The state of Connecticut is expecting to end the year with a $22.9 million budget deficit, according to Office of Policy and Management Secretary Melissa McCaw.
In her monthly letter to state Comptroller Kevin Lembo, McCaw wrote: “While the projected shortfall represents only about 0.1 percent of the General Fund, agencies are making efforts to curtail hiring and discretionary expenditures, and the governor is prepared to exercise recission authority if necessary to mitigate against ending the year with an operating deficit.”
Lembo’s most recent estimate was that the state would end the year with a $31.6 million deficit.
Connecticut’s rainy day fund is on track to end the year with $2.8 billion, or 13.9% of the general fund, by the beginning of the next fiscal year, according to McCaw.
In her letter, McCaw estimates a net shortfall of $18.9 million, including projected shortages of $35 million in the State Employees’ Health Service Cost account to reflect higher than expected claims experience and premium costs; $1.5 million in the Employers’ Social Security Tax account; and $1.4 million in the state employees retirement defined contribution match account.

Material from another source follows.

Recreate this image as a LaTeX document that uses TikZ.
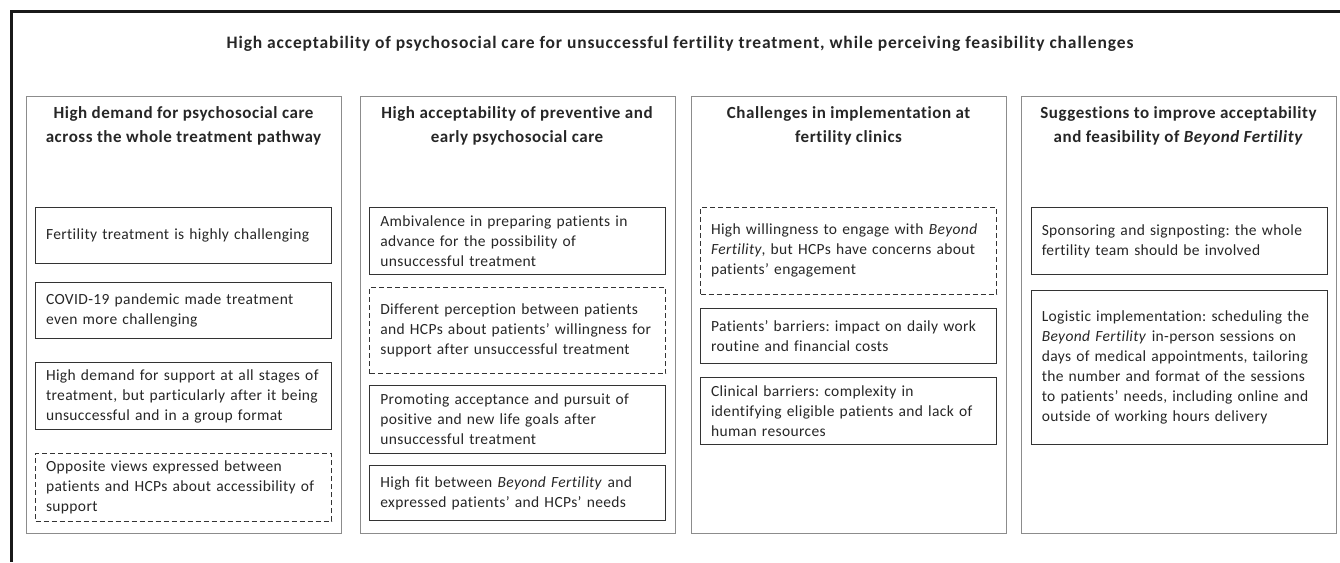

“Partially offsetting these shortfalls are a projected lapse of $2.5 million in the Unemployment Compensation account; a $3 million lapse in the Other Post Employment Benefits account; and a $13.5 million lapse in the Higher Education Alternate Retirement Program (ARP), which is attributable to 1,600 employees shifting from ARP to SERS as an outcome of a grievance award,” McCaw wrote.
Other factors contributing to the budget shortfall include $6.5 million at the Department of Emergency Services and Public Protection; $1.5 million at the Department of Mental Health and Addiction Services; $13.8 million in the Department of Social Services Medicaid account; $1.8 million at the Office of Early Childhood; and $11 million at the Department of Correction.
Lembo’s next budget projection will be released on Jan. 2.